More disgusting attempts to target groups of voters and deny them the right to vote:
Nearly a third of people whose citizenship and right to vote were questioned by Colorado’s secretary of state are actually U.S. citizens, election officials said Wednesday, prompting Democrats to question the motives behind the effort to clean up voting rolls as a tightly contested presidential election approaches.
Earlier this month, Republican Secretary of State Scott Gessler sent letters to nearly 4,000 people questioning their citizenship as part of a plan to have them voluntarily withdraw or confirm their eligibility to vote.
State officials were able to run 1,400 of those names through a federal immigration database and found that more than 1,200 were U.S. citizens. Verification of the remaining names is still pending, but so far, the search hasn’t turned up any non-citizens registered to vote.

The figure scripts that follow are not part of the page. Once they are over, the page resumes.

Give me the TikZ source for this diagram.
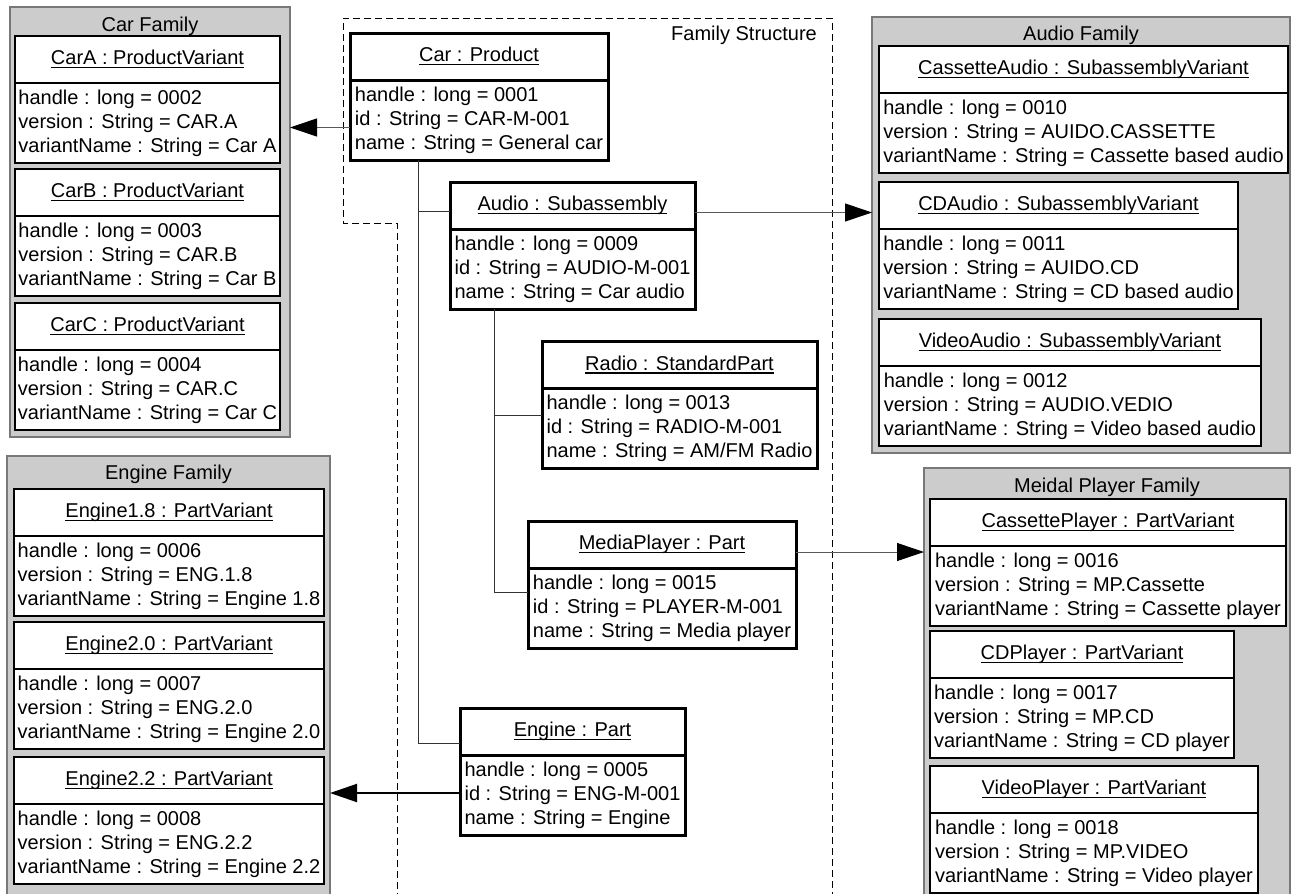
\documentclass[tikz,border=0pt]{standalone}
\usepackage{fontspec}
\setmainfont{Liberation Sans}
\usetikzlibrary{positioning,arrows.meta}
\definecolor{famgray}{RGB}{204,204,204}
\definecolor{famedge}{RGB}{120,120,120}
\newsavebox{\objbox}
\newcommand{\objname}[1]{\sbox{\objbox}{#1}\rlap{\rule[-3.5pt]{\wd\objbox}{1.3pt}}\usebox{\objbox}}

\begin{document}
\begin{tikzpicture}[x=1pt,y=-1pt,font=\fontsize{20}{24}\selectfont,
  obj/.style={draw,fill=white,inner xsep=2pt,inner ysep=0pt,outer sep=0pt},
  prodline/.style={line width=3pt},
  varline/.style={line width=2pt},
  objhead/.style={obj,minimum width=#1,minimum height=47pt,anchor=north west},
  objattrs/.style={obj,minimum width=#1,minimum height=80pt,align=left},
  famebox/.style={draw=famedge,fill=famgray,line width=1.5pt,inner sep=0pt,outer sep=0pt,anchor=north west},
  varlink/.style={draw=black!65,line width=1pt,-{Triangle[length=27pt,width=18pt,color=black]}},
  treeline/.style={draw=black!80,line width=1pt},
  structline/.style={dash pattern=on 7pt off 4pt,line width=1pt}]
  \useasboundingbox (0,0) rectangle (1291,894);
  \clip (0,0) rectangle (1291,894);

  % variant families
  \node[famebox,minimum width=280pt,minimum height=430pt] (carFam)    at (10,7)    {};
  \node[famebox,minimum width=323pt,minimum height=444pt] (engineFam) at (7,456)   {};
  \node[famebox,minimum width=418pt,minimum height=436pt] (audioFam)  at (872,17)  {};
  \node[famebox,minimum width=366pt,minimum height=432pt] (playerFam) at (924,468) {};
  \node (carFamTitle)    at ([yshift=-19pt]carFam.north)    {Car Family};
  \node (engineFamTitle) at ([yshift=-18pt]engineFam.north) {Engine Family};
  \node (audioFamTitle)  at ([yshift=-18pt]audioFam.north)  {Audio Family};
  \node (playerFamTitle) at ([yshift=-19pt]playerFam.north) {Meidal Player Family};

  % car variants
  \node[objhead=265,varline]  (carAHead) at (15,36) {\objname{CarA : ProductVariant}};
  \node[objattrs=265,varline] (carAAttr) [below=0pt of carAHead] {handle : long = 0002\\version : String = CAR.A\\variantName : String = Car A};
  \node[objhead=265,varline]  (carBHead) at (15,169) {\objname{CarB : ProductVariant}};
  \node[objattrs=265,varline] (carBAttr) [below=0pt of carBHead] {handle : long = 0003\\version : String = CAR.B\\variantName : String = Car B};
  \node[objhead=265,varline]  (carCHead) at (15,303) {\objname{CarC : ProductVariant}};
  \node[objattrs=265,varline] (carCAttr) [below=0pt of carCHead] {handle : long = 0004\\version : String = CAR.C\\variantName : String = Car C};

  % engine variants
  \node[objhead=310,varline]  (eng18Head) at (14,489) {\objname{Engine1.8 : PartVariant}};
  \node[objattrs=310,varline] (eng18Attr) [below=0pt of eng18Head] {handle : long = 0006\\version : String = ENG.1.8\\variantName : String = Engine 1.8};
  \node[objhead=310,varline]  (eng20Head) at (14,622) {\objname{Engine2.0 : PartVariant}};
  \node[objattrs=310,varline] (eng20Attr) [below=0pt of eng20Head] {handle : long = 0007\\version : String = ENG.2.0\\variantName : String = Engine 2.0};
  \node[objhead=310,varline]  (eng22Head) at (14,757) {\objname{Engine2.2 : PartVariant}};
  \node[objattrs=310,varline] (eng22Attr) [below=0pt of eng22Head] {handle : long = 0008\\version : String = ENG.2.2\\variantName : String = Engine 2.2};

  % audio variants
  \node[objhead=409,varline]  (cassAudioHead) at (879,46) {\objname{CassetteAudio : SubassemblyVariant}};
  \node[objattrs=409,varline] (cassAudioAttr) [below=0pt of cassAudioHead] {handle : long = 0010\\version : String = AUIDO.CASSETTE\\variantName : String = Cassette based audio};
  \node[objhead=359,varline]  (cdAudioHead) at (879,182) {\objname{CDAudio : SubassemblyVariant}};
  \node[objattrs=359,varline] (cdAudioAttr) [below=0pt of cdAudioHead] {handle : long = 0011\\version : String = AUIDO.CD\\variantName : String = CD based audio};
  \node[objhead=382,varline]  (videoAudioHead) at (879,319) {\objname{VideoAudio : SubassemblyVariant}};
  \node[objattrs=382,varline] (videoAudioAttr) [below=0pt of videoAudioHead] {handle : long = 0012\\version : String = AUDIO.VEDIO\\variantName : String = Video based audio};

  % player variants
  \node[objhead=356,varline]  (cassPlayerHead) at (930,499) {\objname{CassettePlayer : PartVariant}};
  \node[objattrs=356,varline] (cassPlayerAttr) [below=0pt of cassPlayerHead] {handle : long = 0016\\version : String = MP.Cassette\\variantName : String = Cassette player};
  \node[objhead=304,varline]  (cdPlayerHead) at (930,631) {\objname{CDPlayer : PartVariant}};
  \node[objattrs=304,varline] (cdPlayerAttr) [below=0pt of cdPlayerHead] {handle : long = 0017\\version : String = MP.CD\\variantName : String = CD player};
  \node[objhead=328,varline]  (videoPlayerHead) at (930,766) {\objname{VideoPlayer : PartVariant}};
  \node[objattrs=328,varline] (videoPlayerAttr) [below=0pt of videoPlayerHead] {handle : long = 0018\\version : String = MP.VIDEO\\variantName : String = Video player};

  % family structure
  \draw[structline] (397,900) -- (397,223) -- (343,223) -- (343,18) -- (832,18) -- (832,900);
  \node[anchor=east,inner sep=0pt] (fsLabel) at (817,35) {Family Structure};

  \node[objhead=258,prodline]  (carHead) at (350,33) {\objname{Car : Product}};
  \node[objattrs=258,prodline] (carAttr) [below=0pt of carHead] {handle : long = 0001\\id : String = CAR-M-001\\name : String = General car};
  \node[objhead=245,prodline]  (audioHead) at (450,182) {\objname{Audio : Subassembly}};
  \node[objattrs=245,prodline] (audioAttr) [below=0pt of audioHead] {handle : long = 0009\\id : String = AUDIO-M-001\\name : String = Car audio};
  \node[objhead=275,prodline]  (radioHead) at (542,341) {\objname{Radio : StandardPart}};
  \node[objattrs=275,prodline] (radioAttr) [below=0pt of radioHead] {handle : long = 0013\\id : String = RADIO-M-001\\name : String = AM/FM Radio};
  \node[objhead=268,prodline]  (mediaHead) at (528,521) {\objname{MediaPlayer : Part}};
  \node[objattrs=268,prodline] (mediaAttr) [below=0pt of mediaHead] {handle : long = 0015\\id : String = PLAYER-M-001\\name : String = Media player};
  \node[objhead=225,prodline]  (engineHead) at (460,708) {\objname{Engine : Part}};
  \node[objattrs=225,prodline] (engineAttr) [below=0pt of engineHead] {handle : long = 0005\\id : String = ENG-M-001\\name : String = Engine};

  % composition tree
  \draw[treeline] ([xshift=68pt]carAttr.south west) |- ([yshift=-11.5pt]engineHead.west);
  \draw[treeline] ([xshift=68pt]carAttr.south west) |- ([yshift=-6pt]audioHead.west);
  \draw[treeline] ([xshift=44pt]audioAttr.south west) |- ([yshift=16pt]mediaAttr.west);
  \draw[treeline] ([xshift=44pt]audioAttr.south west) |- ([yshift=12.5pt]radioAttr.west);

  % links to variant families
  \draw[varlink] ([yshift=-7.5pt]carAttr.west) -- ([yshift=-7.5pt]carAttr.west -| carFam.east);
  \draw[varlink] ([yshift=-7pt]audioHead.east) -- ([yshift=-7pt]audioHead.east -| audioFam.west);
  \draw[varlink] ([yshift=-7.5pt]mediaHead.east) -- ([yshift=-7.5pt]mediaHead.east -| playerFam.west);
  \draw[varlink,draw=black,line width=2pt] ([yshift=2pt]engineAttr.west) -- ([yshift=2pt]engineAttr.west -| engineFam.east);
\end{tikzpicture}
\end{document}
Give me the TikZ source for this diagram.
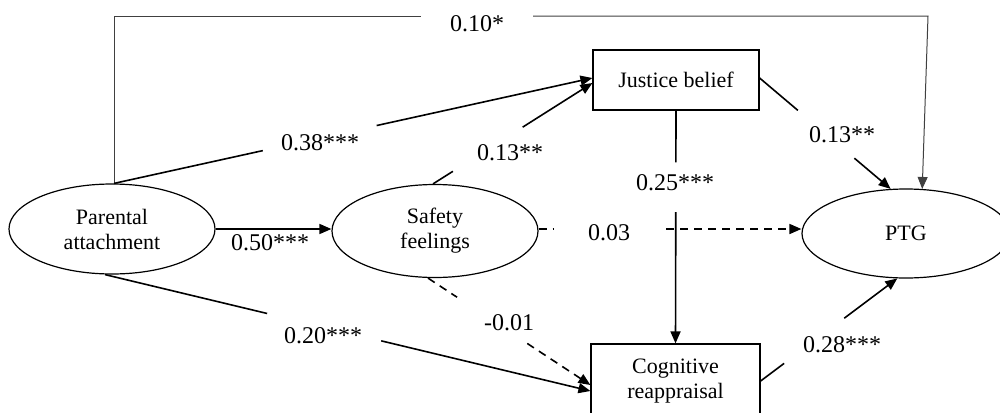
\documentclass[tikz,border=0pt]{standalone}
\usepackage{fontspec}
\setmainfont{Liberation Serif}
\usetikzlibrary{shapes.geometric,arrows.meta}
\begin{document}
\begin{tikzpicture}[x=0.5pt,y=-0.5pt,
  latent/.style={ellipse,draw,line width=0.6pt,inner sep=0pt,minimum width=103pt,minimum height=45pt,align=center,font=\fontsize{11}{12.5}\selectfont},
  obs/.style={rectangle,draw,line width=0.6pt,inner sep=0pt,align=center,font=\fontsize{11}{12.5}\selectfont},
  link/.style={line width=0.8pt},
  tip/.style={-{Triangle[length=6pt,width=5pt]}},
  arrowline/.style={link,tip},
  dsh/.style={dash pattern=on 4pt off 3pt},
  thinlink/.style={line width=0.5pt,draw=black!75},
  coef/.style={font=\fontsize{12}{14}\selectfont,inner sep=0pt}]
\useasboundingbox (0,0) rectangle (1000,412);

% nodes
\node[latent,minimum height=45pt] (PA) at (112,229) {Parental\\attachment};
\node[latent,minimum height=46.5pt] (SF) at (435,231) {Safety\\feelings};
\node[latent,minimum width=104pt,minimum height=44.5pt] (PTG) at (906,233.5) {PTG};
\node[obs,minimum width=83pt,minimum height=30pt] (JB) at (676,80) {Justice belief};
\node[obs,minimum width=84.5pt,minimum height=37pt] (CR) at (675.5,381) {Cognitive\\reappraisal};

% labels
\node[coef] (l10) at (477,24) {0.10*};
\node[coef] (l38) at (320,143) {0.38***};
\node[coef] (l13a) at (510,153) {0.13**};
\node[coef] (l50) at (270,243) {0.50***};
\node[coef] (l20) at (323,336) {0.20***};
\node[coef] (l01) at (509,323) {-0.01};
\node[coef] (l03) at (609,233) {0.03};
\node[coef] (l25) at (675,183) {0.25***};
\node[coef] (l13b) at (842,135) {0.13**};
\node[coef] (l28) at (842,345) {0.28***};

% 0.10* : Parental attachment -> PTG (over the top)
\coordinate (pa1) at ([xshift=1pt]PA.north);
\coordinate (t1) at (421,16);
\coordinate (t2) at (533,16);
\coordinate (t3) at (928,16);
\draw[thinlink] (pa1) |- (t1);
\draw[thinlink,tip] (t2) -- (t3) -- (PTG.70);

% 0.38*** : PA -> JB
\coordinate (jb1) at ([yshift=1pt]JB.west);
\path (pa1) -- (jb1) coordinate[pos=0.311] (a1) coordinate[pos=0.549] (a2);
\draw[link] (pa1) -- (a1);
\draw[arrowline] (a2) -- (jb1);

% 0.13** : SF -> JB
\coordinate (sf1) at ([xshift=-1pt]SF.north);
\coordinate (jb2) at ([yshift=-1.5pt]JB.west);
\path (sf1) -- (jb2) coordinate[pos=0.125] (b1) coordinate[pos=0.5625] (b2);
\draw[link] (sf1) -- (b1);
\draw[arrowline] (b2) -- (jb2);

% 0.50*** : PA -> SF
\draw[arrowline] (PA.east) -- (PA.east -| SF.west);

% 0.20*** : PA -> CR
\coordinate (pa2) at ([xshift=-3.5pt]PA.south);
\coordinate (cr1) at ([yshift=-5pt]CR.west);
\path (pa2) -- (cr1) coordinate[pos=0.334] (c1) coordinate[pos=0.569] (c2);
\draw[link] (pa2) -- (c1);
\draw[arrowline] (c2) -- (cr1);

% -0.01 : SF -> CR (dashed)
\coordinate (sf2) at ([xshift=-3.5pt]SF.south);
\coordinate (cr2) at ([yshift=-2pt]CR.west);
\path (sf2) -- (cr2) coordinate[pos=0.179] (d1) coordinate[pos=0.611] (d2);
\draw[link,dsh] (sf2) -- (d1);
\draw[arrowline,dsh] (d2) -- (cr2);

% 0.03 : SF -> PTG (dashed)
\coordinate (sf3) at ([yshift=1pt]SF.east);
\coordinate (ptg1) at (sf3 -| PTG.west);
\path (sf3) -- (ptg1) coordinate[pos=0.057] (e1) coordinate[pos=0.485] (e2);
\draw[link,dsh] (sf3) -- (e1);
\draw[arrowline,dsh] (e2) -- (ptg1);

% 0.25*** : JB -> CR
\path (JB.south) -- (CR.north) coordinate[pos=0.222] (f1) coordinate[pos=0.436] (f2);
\draw[link] (JB.south) -- (f1);
\draw[arrowline] (f2) -- (CR.north);

% 0.13** : JB -> PTG
\coordinate (jb3) at ([yshift=1pt]JB.east);
\path (jb3) -- (PTG.109) coordinate[pos=0.292] (g1) coordinate[pos=0.723] (g2);
\draw[link] (jb3) -- (g1);
\draw[arrowline] (g2) -- (PTG.109);

% 0.28*** : CR -> PTG
\path (CR.east) -- (PTG.-101) coordinate[pos=0.172] (h1) coordinate[pos=0.612] (h2);
\draw[link] (CR.east) -- (h1);
\draw[arrowline] (h2) -- (PTG.-101);
\end{tikzpicture}
\end{document}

Martha Tierney, an attorney for the Colorado Democratic Party, told election officials during a meeting Wednesday that they were wasting their time on a small group of voters instead of focusing on ensuring a fair and accurate fall election.
“This is a witch hunt and you should be embarrassed that you’re going down this road,” she said.
Gessler’s office plans to release updated figures Thursday detailing how many of the 4,000 people responded directly to affirm their citizenship or withdraw their voter registration. He said no further action will be taken involving people who did not respond to the letters.
More than three-quarters of the letters went to Democrats and independent voters.